Last week, Canadian National Railway (CNI) released its Fiscal 2021 Q4 results. Since CN Rail is the largest railway in Canada, it is often used as a bellwether of the Canadian economy. It is one of the most widely held stocks in the country, so it is an event that is closely watched.
There is plenty to digest following earnings but suffice to say, I remain bullish on the long-term prospects of the railway.
While the company is headquartered in Canada, CN Rail is a world-class company that owns and operates the only transcontinental railway in North America. Its rail network spans 19,600 miles and connects three coasts: the Atlantic, the Pacific, and the Gulf of Mexico.
Strong Q4 Results
CN Rail posted very strong Q4 results. Earnings of C$1.71 per share beat by C$0.18, and revenue of C$3.75 billion topped expectations by C$90 million.
Importantly, the company’s adjusted operating ratio, which is a key efficiency metric in the industry, rose to 57.9%. This is a 3.5-point improvement and will help alleviate some of the company’s critics. The company’s declining operating ratio was the source of much controversy when one of the company’s largest shareholders launched a campaign against the company. More on that later.

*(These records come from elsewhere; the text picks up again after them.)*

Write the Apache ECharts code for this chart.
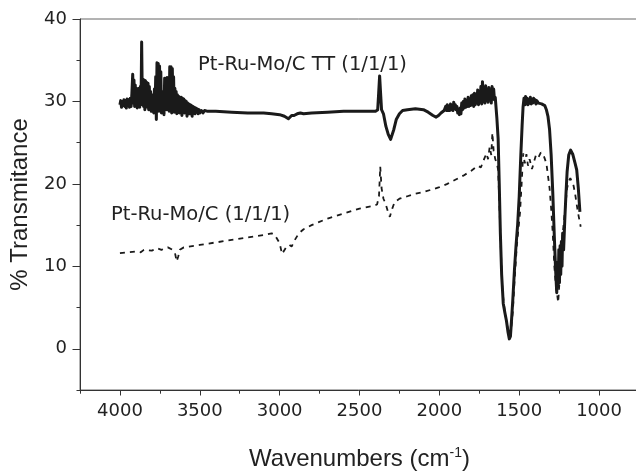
<!DOCTYPE html>
<html>
<head>
<meta charset="utf-8">
<script src="https://cdn.jsdelivr.net/npm/echarts@6/dist/echarts.min.js"></script>
<style>html,body{margin:0;padding:0;background:#fff;}#c{width:636px;height:471px;}</style>
</head>
<body>
<div id="c"></div>
<script>
// Pt-Ru-Mo/C TT (1/1/1) — solid
var ttWave = [4000,3995,3990,3985,3980,3975,3970,3965,3960,3955,3950,3945,3940,3935,3930,3925,3920,3916,3912,3908,3904,3900,3896,3892,3888,3884,3880,3876,3872,3868,3864,3860,3856,3852,3848,3844,3840,3836,3832,3828,3824,3820,3816,3812,3808,3804,3800,3796,3792,3788,3784,3780,3776,3772,3768,3764,3760,3756,3752,3748,3744,3740,3736,3732,3728,3724,3720,3716,3712,3708,3704,3700,3696,3692,3688,3684,3680,3676,3672,3668,3664,3660,3656,3652,3648,3644,3640,3636,3632,3628,3624,3620,3616,3612,3608,3604,3600,3596,3592,3588,3584,3580,3576,3572,3568,3564,3560,3556,3552,3548,3544,3540,3535,3530,3525,3520,3515,3510,3505,3500,3490,3480,3470,3460,3450,3400,3300,3200,3100,3050,3000,2970,2945,2935,2925,2910,2890,2870,2850,2800,2700,2600,2500,2400,2386,2380,2374,2368,2362,2350,2335,2320,2305,2295,2285,2270,2250,2230,2200,2150,2100,2070,2040,2020,2005,1990,1970,1960,1955,1950,1945,1940,1935,1930,1925,1920,1915,1910,1905,1900,1895,1890,1885,1880,1875,1870,1865,1860,1855,1850,1845,1840,1835,1830,1825,1820,1815,1810,1805,1800,1795,1790,1785,1780,1775,1770,1765,1760,1755,1750,1745,1740,1735,1730,1725,1720,1715,1710,1705,1700,1695,1690,1685,1680,1675,1670,1665,1660,1655,1650,1640,1632,1625,1618,1610,1600,1590,1580,1570,1562,1555,1548,1540,1530,1520,1510,1500,1490,1482,1476,1470,1465,1460,1455,1450,1445,1440,1435,1430,1425,1420,1415,1410,1405,1400,1395,1390,1380,1370,1360,1350,1340,1330,1320,1310,1300,1290,1280,1272,1265,1260,1256,1252,1248,1244,1240,1236,1232,1228,1222,1215,1208,1200,1190,1178,1165,1150,1140,1130,1120];
var ttT = [29.6,30.1,29.3,30.0,29.5,30.2,29.4,30.1,29.2,30.3,29.5,30.2,29.3,30.4,29.4,31.0,33.3,29.8,32.6,29.4,32.0,29.6,31.6,29.2,31.4,29.5,31.6,29.3,31.8,29.6,37.2,30.5,32.7,29.4,32.6,29.0,32.5,29.6,32.3,29.3,32.2,29.0,31.8,29.5,31.2,28.8,30.6,29.0,30.8,28.6,31.5,29.2,33.0,27.8,34.7,29.0,34.6,28.8,34.3,29.3,33.6,28.6,31.2,29.5,30.8,28.4,32.8,29.2,32.8,29.0,32.9,29.4,32.6,28.8,34.2,29.5,34.2,28.6,34.0,29.4,33.0,28.7,31.6,29.3,31.2,28.5,30.8,29.2,30.6,28.6,30.5,29.3,30.5,28.3,30.4,29.2,30.3,28.6,30.1,29.3,30.0,28.2,29.8,29.1,29.7,28.5,29.6,29.0,29.5,28.2,29.4,28.9,29.3,28.5,29.2,28.7,29.1,28.5,29.0,28.6,28.9,28.6,28.9,28.7,28.8,28.8,28.7,28.6,28.6,28.5,28.4,28.2,27.9,28.0,28.3,28.3,28.5,28.6,28.5,28.6,28.7,28.8,28.8,28.8,29.0,31.0,33.1,31.0,29.0,28.5,27.0,26.0,25.4,25.5,26.6,27.8,28.5,28.9,29.0,29.1,29.0,28.7,28.3,28.1,28.3,28.6,28.9,29.4,28.9,29.6,28.9,29.3,28.9,29.7,29.0,29.5,28.9,29.9,29.1,29.6,29.0,29.4,28.6,29.0,28.4,29.2,28.5,29.8,29.0,30.0,29.2,30.3,29.3,30.1,29.4,30.5,29.4,30.3,29.5,30.7,29.6,30.8,29.4,31.0,29.6,30.8,29.8,31.4,29.6,31.2,29.9,31.8,29.7,32.4,30.0,31.6,29.8,31.9,30.1,31.2,29.9,31.7,30.2,31.4,29.8,31.8,30.3,31.5,30.2,30.5,28.0,25.5,20,14,9,5.5,4.4,3.4,2.0,1.2,1.5,3.5,6.0,9.5,12.5,15.0,18.5,23.5,27.0,29.3,30.4,29.6,30.6,29.7,30.4,29.6,30.1,29.8,30.5,29.7,30.2,29.8,30.4,29.9,30.2,29.7,30.1,29.8,30.0,29.7,29.8,29.5,29.0,28.2,26.6,23.5,19,13.5,9.5,6.8,10.5,7.5,12,8,12.5,9,13,10,14,12.0,15.5,18.5,21.5,23.5,24.1,23.6,22.5,21.7,19.5,16.6];

// Pt-Ru-Mo/C (1/1/1) — dashed
var asWave = [4000,3950,3900,3870,3850,3800,3770,3740,3700,3670,3655,3645,3635,3625,3600,3500,3400,3300,3200,3100,3050,3030,3000,2985,2975,2960,2940,2925,2905,2880,2850,2800,2700,2600,2500,2420,2390,2378,2370,2362,2350,2335,2320,2310,2295,2280,2250,2200,2150,2100,2050,2000,1950,1900,1850,1800,1760,1740,1720,1705,1695,1685,1675,1668,1660,1650,1640,1632,1625,1615,1605,1590,1575,1560,1550,1540,1530,1515,1505,1495,1485,1475,1465,1455,1445,1435,1420,1410,1395,1380,1365,1350,1340,1330,1320,1310,1300,1290,1280,1270,1262,1256,1250,1244,1238,1230,1220,1210,1200,1190,1180,1170,1160,1150,1140,1130,1115];
var asT = [11.6,11.7,11.8,11.7,12.0,11.9,12.2,12.0,12.3,12.0,11.6,10.6,11.2,12.0,12.3,12.6,12.9,13.2,13.5,13.8,14.0,13.8,12.8,11.5,11.7,12.3,12.6,12.4,13.2,14.0,14.5,15.0,15.8,16.4,17.0,17.3,17.5,18.5,22.1,19.5,18.2,17.5,16.5,16.0,17.0,17.8,18.2,18.5,18.8,19.0,19.3,19.6,20.0,20.5,21.0,21.6,22.2,22.0,23.0,23.7,23.0,24.5,23.5,26.2,24.0,23.0,22.5,21.7,18,12,7,4.5,2.8,1.6,2.5,4.5,8,12.5,14.5,16.5,20,23.7,22.5,23.6,22.2,23.0,21.8,22.5,23.5,23.2,23.8,23.6,23.7,22.5,21.0,19.5,17,14,10,7.5,6.5,5.6,7.5,9.5,12,13.5,15.5,17.5,19.5,20.3,20.7,20.5,19.8,18.8,17.5,16.3,14.8];

var xLabelTicks = [1000,1500,2000,2500,3000,3500,4000];
var xMinorTicks = [1250,1750,2250,2750,3250,3750,4250];
var yLabelTicks = [0,10,20,30,40];
var yMinorTicks = [-5,5,15,25,35];

function zip(a,b){var r=[];for(var i=0;i<a.length;i++)r.push([a[i],b[i]]);return r;}

var chart = echarts.init(document.getElementById('c'), null, {renderer:'canvas'});
var tickFont = 'DejaVu Sans';
var titleFont = 'Liberation Sans';
var axisColor = '#333';
var textColor = '#222';

chart.setOption({
  animation:false,
  backgroundColor:'#fff',
  grid:{left:80,right:-3,top:19,bottom:81,containLabel:false,outerBoundsMode:'none',show:true,borderColor:'#666',borderWidth:1},
  xAxis:[{
    type:'value',inverse:true,min:750,max:4250,interval:250,
    axisLine:{onZero:false,lineStyle:{color:axisColor,width:1}},
    axisTick:{show:true,inside:false,length:5.5,customValues:xLabelTicks,lineStyle:{color:axisColor,width:1}},
    axisLabel:{customValues:xLabelTicks,formatter:function(v){return (v%500===0)?String(v):'';},fontFamily:tickFont,fontSize:18,color:textColor,margin:12},
    splitLine:{show:false},
    name:'{a|Wavenumbers (cm}{s|-1}{a|)}',nameLocation:'middle',nameGap:56,
    nameTextStyle:{rich:{a:{fontFamily:titleFont,fontSize:24,color:textColor},s:{fontFamily:titleFont,fontSize:14,color:textColor,padding:[0,0,12,0]}}}
  },{
    type:'value',inverse:true,min:750,max:4250,interval:250,position:'bottom',
    axisLine:{show:false,onZero:false},
    axisTick:{show:true,length:3.7,customValues:xMinorTicks,lineStyle:{color:axisColor,width:1}},
    axisLabel:{show:false},splitLine:{show:false}
  }],
  yAxis:[{
    type:'value',min:-5,max:40,interval:5,
    axisLine:{show:true,onZero:false,lineStyle:{color:axisColor,width:1}},
    axisTick:{show:true,length:7.5,customValues:yLabelTicks,lineStyle:{color:axisColor,width:1}},
    axisLabel:{customValues:yLabelTicks,formatter:function(v){return (v%10===0)?String(v):'';},fontFamily:tickFont,fontSize:18,color:textColor,margin:13},
    splitLine:{show:false},
    name:'% Transmitance',nameLocation:'middle',nameGap:48,
    nameTextStyle:{fontFamily:titleFont,fontSize:24,color:textColor}
  },{
    type:'value',min:-5,max:40,interval:5,position:'left',
    axisLine:{show:false,onZero:false},
    axisTick:{show:true,length:3.5,customValues:yMinorTicks,lineStyle:{color:axisColor,width:1}},
    axisLabel:{show:false},splitLine:{show:false}
  }],
  series:[{
    type:'line',name:'Pt-Ru-Mo/C (1/1/1)',data:zip(asWave,asT),showSymbol:false,symbol:'none',
    lineStyle:{color:'#1a1a1a',width:1.8,type:[5,5]},z:2
  },{
    type:'line',name:'Pt-Ru-Mo/C TT (1/1/1)',data:zip(ttWave,ttT),showSymbol:false,symbol:'none',
    lineStyle:{color:'#1a1a1a',width:3,join:'round'},z:3
  }],
  graphic:[
    {type:'text',left:198,top:55,style:{text:'Pt-Ru-Mo/C TT (1/1/1)',font:'19.5px "DejaVu Sans"',fill:textColor}},
    {type:'text',left:111,top:205,style:{text:'Pt-Ru-Mo/C (1/1/1)',font:'19.5px "DejaVu Sans"',fill:textColor}}
  ]
});
</script>
</body>
</html>
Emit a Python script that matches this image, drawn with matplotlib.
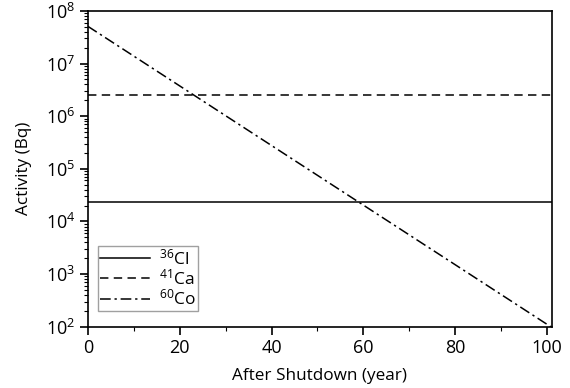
import matplotlib
matplotlib.use("Agg")
import matplotlib.pyplot as plt
from matplotlib.ticker import LogLocator, MultipleLocator, NullFormatter

# data
years = [0, 101]
cl36 = [2.37e4, 2.37e4]
ca41 = [2.5e6, 2.5e6]
co60 = [5.1e7, 0.97e2]

plt.rcParams.update(
    {
        "font.family": ["Open Sans", "DejaVu Sans"],
        "mathtext.fontset": "custom",
        "mathtext.rm": "Open Sans",
        "mathtext.it": "Open Sans:italic",
        "mathtext.bf": "Open Sans:bold",
    }
)

fig = plt.figure(figsize=(5.7, 3.88), dpi=100)
ax = fig.add_axes([0.154, 0.158, 0.814, 0.814])

ax.plot(years, cl36, color="black", lw=1.1, ls="-", label=r"$^{36}$Cl")
ax.plot(years, ca41, color="black", lw=1.1, ls=(0, (5.5, 3.5)), label=r"$^{41}$Ca")
ax.plot(years, co60, color="black", lw=1.1, ls=(0, (7, 2.5, 1.5, 2.5)), label=r"$^{60}$Co")

ax.set_yscale("log")
ax.set_xlim(0, 101)
ax.set_ylim(1e2, 1e8)
ax.xaxis.set_major_locator(MultipleLocator(20))
ax.xaxis.set_minor_locator(MultipleLocator(10))
ax.xaxis.set_minor_formatter(NullFormatter())
ax.yaxis.set_major_locator(LogLocator(base=10, numticks=10))
ax.yaxis.set_minor_locator(LogLocator(base=10, subs=range(2, 10), numticks=20))
ax.yaxis.set_minor_formatter(NullFormatter())

ax.tick_params(which="major", direction="out", length=6, width=1.2, labelsize=13, pad=3)
ax.tick_params(which="minor", direction="out", length=3, width=0.8)
for sp in ax.spines.values():
    sp.set_linewidth(1.2)

ax.set_xlabel("After Shutdown (year)", fontsize=12.3, labelpad=8)
ax.set_ylabel("Activity (Bq)", fontsize=12.3, labelpad=10)

leg = ax.legend(
    loc="lower left",
    bbox_to_anchor=(0.022, 0.05),
    fontsize=12.5,
    frameon=True,
    fancybox=False,
    edgecolor="#888888",
    handlelength=2.9,
    handletextpad=0.5,
    labelspacing=0.02,
    borderpad=0.12,
    borderaxespad=0.0,
)
leg.get_frame().set_linewidth(1.0)

fig.savefig("out.png", dpi=100)
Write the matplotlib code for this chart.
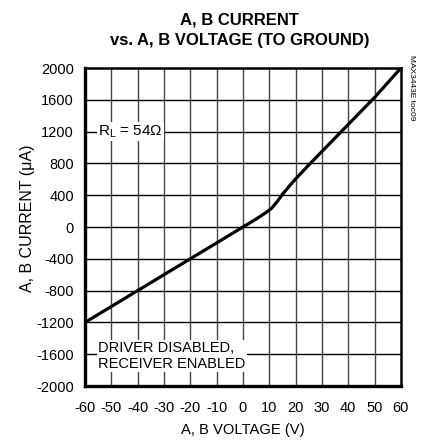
import matplotlib.pyplot as plt

# --- data ---
voltage = [-60, -40, -20, 0, 5, 8, 10, 11, 13, 15, 18, 20, 25, 30, 40, 50, 60]
current = [-1200, -800, -400, 0, 100, 165, 212, 240, 320, 410, 530, 605, 780, 950, 1290, 1630, 2000]

x_ticks = [-60, -50, -40, -30, -20, -10, 0, 10, 20, 30, 40, 50, 60]
y_ticks = [-2000, -1600, -1200, -800, -400, 0, 400, 800, 1200, 1600, 2000]

plt.rcParams['font.family'] = ['Liberation Sans', 'DejaVu Sans']
plt.rcParams['axes.unicode_minus'] = False

fig = plt.figure(figsize=(4.22, 4.44), dpi=100)
ax = fig.add_axes([0.2014, 0.1306, 0.7486, 0.7162])

ax.set_xlim(-60, 60)
ax.set_ylim(-2000, 2000)
ax.set_xticks(x_ticks)
ax.set_yticks(y_ticks)
ax.tick_params(length=0, labelsize=10.5)
ax.tick_params(axis='x', pad=11)
ax.tick_params(axis='y', pad=8)

# grid: horizontal black, vertical dark gray
for y in y_ticks[1:-1]:
    ax.axhline(y, color="black", lw=1.0, zorder=1)
for x in x_ticks[1:-1]:
    ax.axvline(x, color="#444444", lw=1.0, zorder=1)

ax.plot(voltage, current, color="black", lw=2.3, zorder=3, solid_capstyle='butt')

for side in ['left', 'bottom']:
    ax.spines[side].set_linewidth(2.4)
for side in ['top', 'right']:
    ax.spines[side].set_linewidth(1.8)

ax.text(-55, 1200, "R$_\\mathregular{L}$ = 54Ω", fontsize=11, ha='left', va='center',
        bbox=dict(facecolor='white', edgecolor='none', pad=1), zorder=4)
ax.text(-55, -1620, "DRIVER DISABLED,\nRECEIVER ENABLED", fontsize=10.5, ha='left', va='center',
        linespacing=1.15, bbox=dict(facecolor='white', edgecolor='none', pad=1), zorder=4)

fig.text(0.568, 0.972, "A, B CURRENT\nvs. A, B VOLTAGE (TO GROUND)", ha='center', va='top',
         fontsize=12, fontweight='bold', linespacing=1.45)
fig.text(0.066, 0.509, "A, B CURRENT (μA)", rotation=90, ha='center', va='center', fontsize=11.5)
fig.text(0.576, 0.015, "A, B VOLTAGE (V)", ha='center', va='bottom', fontsize=10.6)
fig.text(0.976, 0.877, "MAX3443E toc09", rotation=270, ha='center', va='top', fontsize=6)

fig.savefig("out.png", dpi=100, facecolor="white")
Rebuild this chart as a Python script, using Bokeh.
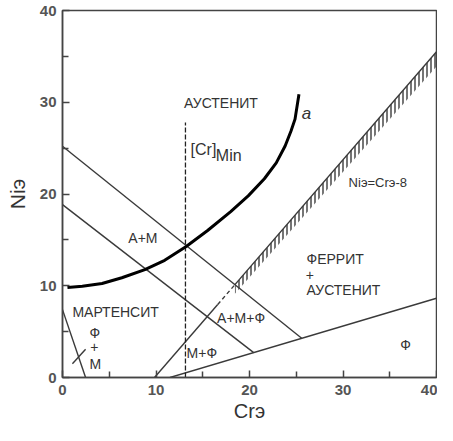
from bokeh.plotting import figure
from bokeh.models import FixedTicker, Label, Range1d, ColumnDataSource
from bokeh.core.properties import value
from bokeh.embed import file_html
from bokeh.resources import INLINE

# ---- data ----
x_ticks = [0, 10, 20, 30, 40]
x_minor = [5, 15, 25, 35]
y_ticks = [0, 10, 20, 30, 40]
y_minor = [5, 15, 25, 35]

curve_a_cr = [0.53, 2.12, 4.23, 6.35, 8.81, 10.93, 13.23, 15.52, 17.99, 19.89,
              21.59, 22.86, 23.81, 24.44, 24.87, 25.29]
curve_a_ni = [9.80, 9.95, 10.24, 10.87, 11.76, 12.77, 14.28, 16.02, 18.08, 19.82,
              21.66, 23.39, 25.23, 26.86, 28.16, 30.88]

upper_diag_cr = [0, 25.58]
upper_diag_ni = [25.2, 4.27]
lower_diag_cr = [0, 20.45]
lower_diag_ni = [18.84, 2.71]
ferrite_cr = [11.5, 40]
ferrite_ni = [0, 8.64]
mart_cr = [0, 2.47]
mart_ni = [7.4, 0]
pointer_cr = [1.06, 2.47]
pointer_ni = [1.49, 3.08]
mf_cr = [9.84, 16.6]
mf_ni = [0, 7.96]
mf_dash_cr = [16.6, 18.44]
mf_dash_ni = [7.96, 10.12]
nicr8_cr = [18.44, 40]
nicr8_ni = [10.12, 35.5]
crmin_cr = [13.15, 13.15]
crmin_ni = [0, 27.8]

# region labels
lab_left_text = ["АУСТЕНИТ", "МАРТЕНСИТ", "ФЕРРИТ", "АУСТЕНИТ", "[Cr]", "Min", "Niэ=Crэ-8"]
lab_left_x = [13.0, 1.06, 26.1, 26.1, 13.7, 16.4, 30.6]
lab_left_y = [29.9, 7.16, 12.95, 9.51, 24.9, 24.2, 21.3]
lab_left_size = ["14px", "14px", "14px", "14px", "16px", "16px", "13px"]

lab_center_text = ["А+М", "Ф", "+", "М", "М+Ф", "А+М+Ф", "+", "Ф"]
lab_center_x = [8.6, 3.46, 3.4, 3.5, 14.9, 19.1, 26.45, 36.7]
lab_center_y = [15.15, 4.88, 3.36, 1.49, 2.71, 6.47, 11.14, 3.55]

LINE = "#3a3a3a"
TXT = "#333333"
FONT = "Liberation Sans"

p = figure(width=437, height=425, output_backend="svg", toolbar_location=None,
           x_range=Range1d(0, 40), y_range=Range1d(0, 40),
           min_border_left=62, min_border_right=1, min_border_top=10, min_border_bottom=48)
p.grid.visible = False
p.outline_line_color = "#444444"
p.outline_line_width = 1.5
p.background_fill_color = "white"
p.border_fill_color = "white"

for ax, t, m in ((p.xaxis, x_ticks, x_minor), (p.yaxis, y_ticks, y_minor)):
    ax.ticker = FixedTicker(ticks=t, minor_ticks=m)
    ax.axis_line_color = "#444444"
    ax.axis_line_width = 1.5
    ax.major_tick_in = 7
    ax.major_tick_out = 0
    ax.minor_tick_in = 6
    ax.minor_tick_out = 0
    ax.major_tick_line_color = "#444444"
    ax.minor_tick_line_color = "#444444"
    ax.major_tick_line_width = 1.5
    ax.minor_tick_line_width = 1.5
    ax.major_label_text_font = FONT
    ax.major_label_text_font_size = "15px"
    ax.major_label_text_font_style = "bold"
    ax.major_label_text_color = "#555555"
    ax.axis_label_text_font = FONT
    ax.axis_label_text_font_style = "normal"
    ax.axis_label_text_color = TXT
p.xaxis.major_label_standoff = 7
p.yaxis.major_label_standoff = 6
p.xaxis.axis_label = "Crэ"
p.yaxis.axis_label = "Niэ"
p.xaxis.axis_label_text_font_size = "20px"
p.yaxis.axis_label_text_font_size = "21px"
p.xaxis.axis_label_standoff = 2
p.yaxis.axis_label_standoff = 8

# hatched strip under Ni=Cr-8 line
p.patch(x=[nicr8_cr[0], nicr8_cr[1], nicr8_cr[1], nicr8_cr[0]],
        y=[nicr8_ni[0], nicr8_ni[1], nicr8_ni[1] - 1.6, nicr8_ni[0] - 1.0],
        fill_alpha=0, line_alpha=0, hatch_pattern="vertical_line",
        hatch_color="#3a3a3a", hatch_scale=4, hatch_weight=1.4)

for xs, ys in ((upper_diag_cr, upper_diag_ni), (lower_diag_cr, lower_diag_ni),
               (ferrite_cr, ferrite_ni), (mart_cr, mart_ni), (pointer_cr, pointer_ni),
               (mf_cr, mf_ni), (nicr8_cr, nicr8_ni)):
    p.line(xs, ys, line_color=LINE, line_width=1.4)

p.line(mf_dash_cr, mf_dash_ni, line_color=LINE, line_width=1.4, line_dash="4 3")
p.line(crmin_cr, crmin_ni, line_color="#222222", line_width=1.3, line_dash="5 2")
p.line(curve_a_cr, curve_a_ni, line_color="black", line_width=3, line_join="round")

src_l = ColumnDataSource(dict(x=lab_left_x, y=lab_left_y, t=lab_left_text, s=lab_left_size))
p.text(x="x", y="y", text="t", source=src_l, text_font=value(FONT), text_font_size="s",
       text_color=TXT, text_align="left", text_baseline="middle")
src_c = ColumnDataSource(dict(x=lab_center_x, y=lab_center_y, t=lab_center_text))
p.text(x="x", y="y", text="t", source=src_c, text_font=value(FONT), text_font_size="14px",
       text_color=TXT, text_align="center", text_baseline="middle")
p.add_layout(Label(x=25.6, y=28.8, text="a", text_font=FONT, text_font_size="17px",
                   text_font_style="italic", text_color=TXT, text_baseline="middle"))

open("out.html", "w").write(file_html(p, INLINE))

Thanks to improved efficiency, CN rail also posted record annual free cash flow of C$3.296 billion in Fiscal 2021, which is a $69 million uptick from Fiscal 2020. Adjusted return on invested capital (ROIC) was also strong as it rose by 70 basis points to 14.1%.
Overall, it was a very strong quarter for the company.
Dividend Increase
Thanks to strong cash flows, CN Rail also announced a 19.1% increase to the company’s quarterly dividend. The new quarterly dividend of C$0.7325 per share reflects an C$0.1175 per share boost and is payable March 31, 2022, for shareholders of record on March 10, 2022.
Barring an unforeseen catastrophic event, the raise will effectively raise the company’s dividend growth streak to 27 years. This is tied for the 10th longest streak in Canada.
The company also announced it was renewing its normal course issuer bid to purchase up to 42 million shares for cancellation. This represents approximately 6.8% of the current shares outstanding not held by insiders.
It is also worth noting that the 19% raise is higher than the company’s historical average. Over the past three and five-year periods, the company averaged dividend growth in the low teens.
The higher raise is likely a reflection of the company’s strong Fiscal 2022 outlook. CN Rail expects to invest approximately 17% of revenue into its capital program and has a targeted operating ratio and ROIC of 57% and 15%, respectively. This is expected to lead to 20% adjusted EPS growth and, once again, lead to record free cash flow in the $4.0 billion range.
New President and CEO
Circling back to the company’s very public tussle with CIFF Capital and TCI, CN Rail successfully amended this relationship. The company appointed Tracy Robinson as President and CEO, a seasoned exec from TC Energy (TRP) who spent nearly three decades at Canadian Pacific Rail (CP).
Robinson also happens to be the preferred choice for CIFF Capital and TCI, who also agreed with CN Rail to appoint two independent Directors to the Board prior to the 2022 AGM. As a result, TCI agreed to withdraw its request for a Special Meeting of the shareholders and is anticipated to support the election of all CN Rail Director nominees.
While it may not seem like much, the brokered peace between CN Rail and these major shareholders will remove an overhang that has plagued them for the bulk of the past year.
Wall Street’s Take
Turning to Wall Street, CN Rail earns a Hold analyst consensus based on four Buys, 14 Holds, and one Sell rating.
The average Canadian National Railway price target of $131.45 puts the upside potential at 7.5%.
Conclusion
Overall, there were plenty of positives emerging from the year-end report. The company is on track to deliver solid growth in Fiscal 2022. It raised its dividend and resolved one of the major headwinds from 2021. Full steam ahead for CN Rail.